Cass. civ. Sez. V, Sent., 11-03-2011, n. 5830 Misure cautelari

Sentenza scelta dal dott. Domenico Cirasole direttore del sito giuridico http://www.gadit.it/

Svolgimento del processo – Motivi della decisione

R.G. e D.A. proponevano ricorso per cassazione ai sensi dell’art. 311 c.p.p. avverso l’ordinanza del Tribunale del Riesame di Firenze emessa in data 21 luglio 2010 con la quale veniva confermato l’obbligo di dimora emesso dal G.I.P. del Tribunale di Siena.

Come motivo di ricorso deducevano la violazione dell’art. 273 c.p.p., commi 1 e 1 bis e art. 195 c.p.p., comma 7 perchè il Tribunale del Riesame aveva rigettato l’impugnazione ritenendo per vera la circostanza indimostrata che prima di spendere la banconota falsa i due imputati aveva cercato di darla ad un altro commerciante che ne aveva controllato l’autenticità.

Mancando invece tale indizio di colpevolezza il provvedimento doveva essere annullato.

Il ricorso è inammissibile, in quanto basato su motivi non consentiti.

Infatti le censure con esso elevate, dietro l’apparente denuncia di vizi della motivazione, si traducono nella sollecitazione di un riesame del merito – non consentito in sede di legittimità – attraverso la rinnovata valutazione degli elementi probatori acquisiti.

La Corte territoriale ha dato pienamente conto delle ragioni che l’hanno indotta a ritenere provata la responsabilità degli imputati a tal fine ha valorizzando le dichiarazioni della persona offesa, ritenute intrinsecamente attendibili, riscontrate dal rinvenimento presso di lei della banconota palesemente fai sa.
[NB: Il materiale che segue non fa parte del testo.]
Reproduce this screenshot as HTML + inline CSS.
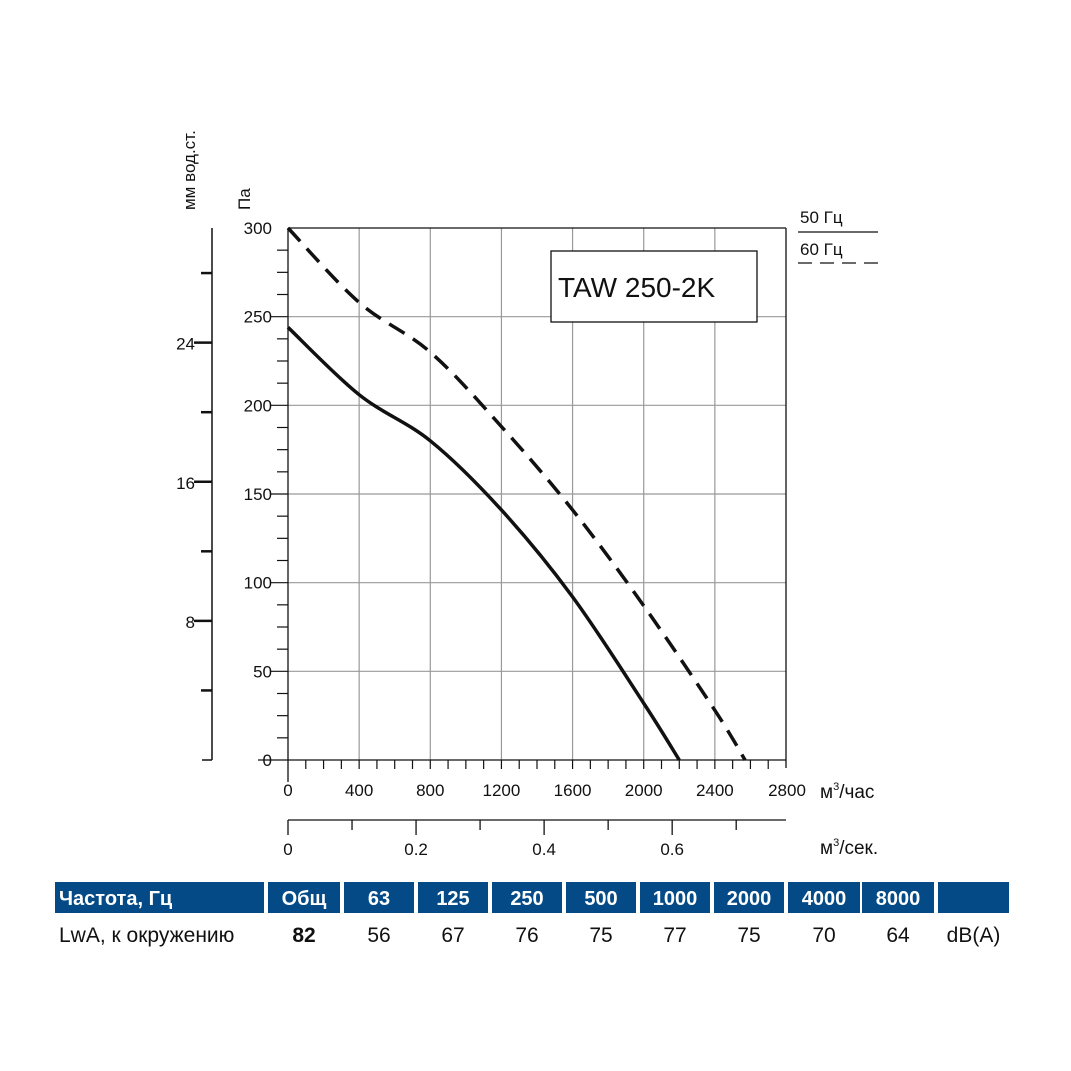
<!DOCTYPE html>
<html><head><meta charset="utf-8">
<style>
body{margin:0;background:#fff;}
svg{display:block;font-family:"Liberation Sans","DejaVu Sans",sans-serif;}
</style></head>
<body>
<svg id="chart" width="1071" height="1071" viewBox="0 0 1071 1071" xmlns="http://www.w3.org/2000/svg">
<rect width="1071" height="1071" fill="#fff"/>
<g id="grid"></g>
<g id="axes"></g>
<g id="series"></g>
<text x="195" y="210" transform="rotate(-90 195 210)" font-size="17" fill="#111">мм вод.ст.</text>
<text x="250" y="210" transform="rotate(-90 250 210)" font-size="17" fill="#111">Па</text>
<text x="820" y="798" font-size="19" fill="#111">м<tspan font-size="11" dy="-8">3</tspan><tspan dy="8">/час</tspan></text>
<text x="820" y="854" font-size="19" fill="#111">м<tspan font-size="11" dy="-8">3</tspan><tspan dy="8">/сек.</tspan></text>
<rect x="551" y="251" width="206" height="71" fill="#fff" stroke="#111" stroke-width="1.3"/>
<text x="558" y="297" font-size="28" fill="#111">TAW 250-2K</text>
<g>
<text x="800" y="223" font-size="17" fill="#111">50 Гц</text>
<line x1="798" y1="232" x2="878" y2="232" stroke="#111" stroke-width="1.3"/>
<text x="800" y="255" font-size="17" fill="#111">60 Гц</text>
<line x1="798" y1="263" x2="878" y2="263" stroke="#111" stroke-width="1.3" stroke-dasharray="14,8"/>
</g>
<g id="table"></g>
</svg>
<script>
const xTicks=[0,400,800,1200,1600,2000,2400,2800];
const yTicks=[0,50,100,150,200,250,300];
const mmTicks=[8,16,24];
const secTicks=[0,0.2,0.4,0.6];
const flow50=[0,400,800,1200,1600,2000,2200];
const press50=[244,206,180,141,92,32,0];
const flow60=[0,400,800,1200,1600,2000,2400,2570];
const press60=[300,258,230,188,141,87,28,0];
const headers=["Частота, Гц","Общ","63","125","250","500","1000","2000","4000","8000",""];
const rowVals=["LwA, к окружению","82","56","67","76","75","77","75","70","64","dB(A)"];

const NS="http://www.w3.org/2000/svg";
const X0=288,X1=786,Y0=760,Y1=228;
const sx=v=>X0+(v/2800)*(X1-X0);
const sy=v=>Y0-(v/300)*(Y0-Y1);
function mk(parent,tag,attrs,text){const e=document.createElementNS(NS,tag);for(const k in attrs)e.setAttribute(k,attrs[k]);if(text!==undefined)e.textContent=text;parent.appendChild(e);return e;}
const grid=document.getElementById('grid'),axes=document.getElementById('axes'),series=document.getElementById('series'),table=document.getElementById('table');

xTicks.forEach(v=>{if(v>0&&v<2800){const l=mk(grid,'line',{x1:sx(v),y1:Y1,x2:sx(v),y2:Y0,stroke:'#999','stroke-width':1.2});

}});
yTicks.forEach(v=>{if(v>0&&v<300){const l=mk(grid,'line',{x1:X0,y1:sy(v),x2:X1,y2:sy(v),stroke:'#999','stroke-width':1.2});

}});
// frame
mk(axes,'line',{x1:X0,y1:Y1,x2:X1,y2:Y1,stroke:'#111','stroke-width':1.3});
mk(axes,'line',{x1:X1,y1:Y1,x2:X1,y2:Y0+8,stroke:'#111','stroke-width':1.3});
mk(axes,'line',{x1:X0,y1:Y1,x2:X0,y2:Y0+22,stroke:'#111','stroke-width':1.3});
mk(axes,'line',{x1:X0-30,y1:Y0,x2:X1,y2:Y0,stroke:'#111','stroke-width':1.3});
for(let v=100;v<2800;v+=100){mk(axes,'line',{x1:sx(v),y1:Y0,x2:sx(v),y2:Y0+9,stroke:'#111','stroke-width':1.2});}
for(let v=12.5;v<300;v+=12.5){if(v%50)mk(axes,'line',{x1:X0-11,y1:sy(v),x2:X0,y2:sy(v),stroke:'#111','stroke-width':1.2});}
yTicks.forEach(v=>{if(v<300&&v>0)mk(axes,'line',{x1:X0-18,y1:sy(v),x2:X0,y2:sy(v),stroke:'#111','stroke-width':1.2});
const t=mk(axes,'text',{x:X0-16,y:sy(v)+6,'font-size':17,'text-anchor':'end',fill:'#111'},String(v));

});
xTicks.forEach(v=>{const t=mk(axes,'text',{x:sx(v)+(v===2800?1:0),y:796,'font-size':17,'text-anchor':'middle',fill:'#111'},String(v));

});
// mm axis
const MX=212;const mmY=mm=>sy(mm*9.80665);
mk(axes,'line',{x1:MX,y1:Y1,x2:MX,y2:Y0,stroke:'#111','stroke-width':1.5});
mk(axes,'line',{x1:MX-10,y1:Y0,x2:MX,y2:Y0,stroke:'#111','stroke-width':1.5});
for(let m=4;m<=28;m+=4){const lab=mmTicks.includes(m);mk(axes,'line',{x1:lab?MX-18:MX-11,y1:mmY(m),x2:MX,y2:mmY(m),stroke:'#111','stroke-width':2.5});}
mmTicks.forEach(m=>{const t=mk(axes,'text',{x:MX-17,y:mmY(m)+7,'font-size':17,'text-anchor':'end',fill:'#111'},String(m));

});
// sec axis
const SY=820;const ss=v=>sx(v*3600);
mk(axes,'line',{x1:X0,y1:SY,x2:X1,y2:SY,stroke:'#111','stroke-width':1.3});
for(let i=0;i<=7;i++){const v=i/10;mk(axes,'line',{x1:ss(v),y1:SY,x2:ss(v),y2:SY+(i%2?10:15),stroke:'#111','stroke-width':1.3});}
secTicks.forEach(v=>{const t=mk(axes,'text',{x:ss(v),y:855,'font-size':17,'text-anchor':'middle',fill:'#111'},String(v));

});
// curves
function curve(xs,ys){const p=xs.map((x,i)=>[sx(x),sy(ys[i])]);let d='M'+p[0][0]+','+p[0][1];
for(let i=0;i<p.length-1;i++){const p0=p[i-1]||p[i],p1=p[i],p2=p[i+1],p3=p[i+2]||p2;
d+=' C'+(p1[0]+(p2[0]-p0[0])/6)+','+(p1[1]+(p2[1]-p0[1])/6)+' '+(p2[0]-(p3[0]-p1[0])/6)+','+(p2[1]-(p3[1]-p1[1])/6)+' '+p2[0]+','+p2[1];}return d;}
const c1=mk(series,'path',{d:curve(flow50,press50),fill:'none',stroke:'#111','stroke-width':3.5});


const c2=mk(series,'path',{d:curve(flow60,press60),fill:'none',stroke:'#111','stroke-width':3.5,'stroke-dasharray':'18,10'});


// table
const cx=[[55,264],[268,340],[344,414],[418,488],[492,562],[566,636],[640,710],[714,784],[788,860],[862,934],[938,1009]];
headers.forEach((h,i)=>{const[a,b]=cx[i];const r=mk(table,'rect',{x:a,y:882,width:b-a,height:31,fill:'#044a87'});


const t=mk(table,'text',{x:i===0?a+4:(a+b)/2,y:905,'font-size':20,'font-weight':'bold',fill:'#fff','text-anchor':i===0?'start':'middle'},h);

});
rowVals.forEach((v,i)=>{const[a,b]=cx[i];const t=mk(table,'text',{x:i===0?a+4:(a+b)/2,y:942,'font-size':21,'font-weight':i===1?'bold':'normal',fill:'#111','text-anchor':i===0?'start':'middle'},v);

});
</script>
</body></html>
La persona offesa ha riferito che dopo essersi accorta di aver ricevuto la banconota falsa, è stato raggiunta dal commerciante presso il quale prima di lui gli imputati avevano tentato di spenderla, che le aveva riferito di aver riscontrato la falsità della banconota per averla passata nella macchinetta UV. Della linea argomentativa così sviluppata i ricorrenti non segnalano alcuna caduta di consequenzialità, che emerga ictu oculi dal testo stesso del provvedimento;

mentre il loro tentativo di screditare la solidità del quadro probatorio (attraverso contestazioni la cui genericità, fra l’altro, costituisce di per sè un ulteriore, autonomo motivo di inammissibilità) si risolve nella prospettazione del fatto storico alternativa a quella fatta motivatamente propria dal giudice di merito: il che non può trovare spazio nel giudizio di cassazione.

Alla declaratoria di inammissibilità del ricorso conseguono le statuizioni di cui all’art. 616 c.p.p..
P.Q.M.

La Corte dichiara inammissibile il ricorso e condanna ciascun ricorrente al pagamento delle spese processuali e della somma di Euro 500,00 in favore della Cassa delle Ammende.

Testo non ufficiale. La sola stampa del bollettino ufficiale ha carattere legale.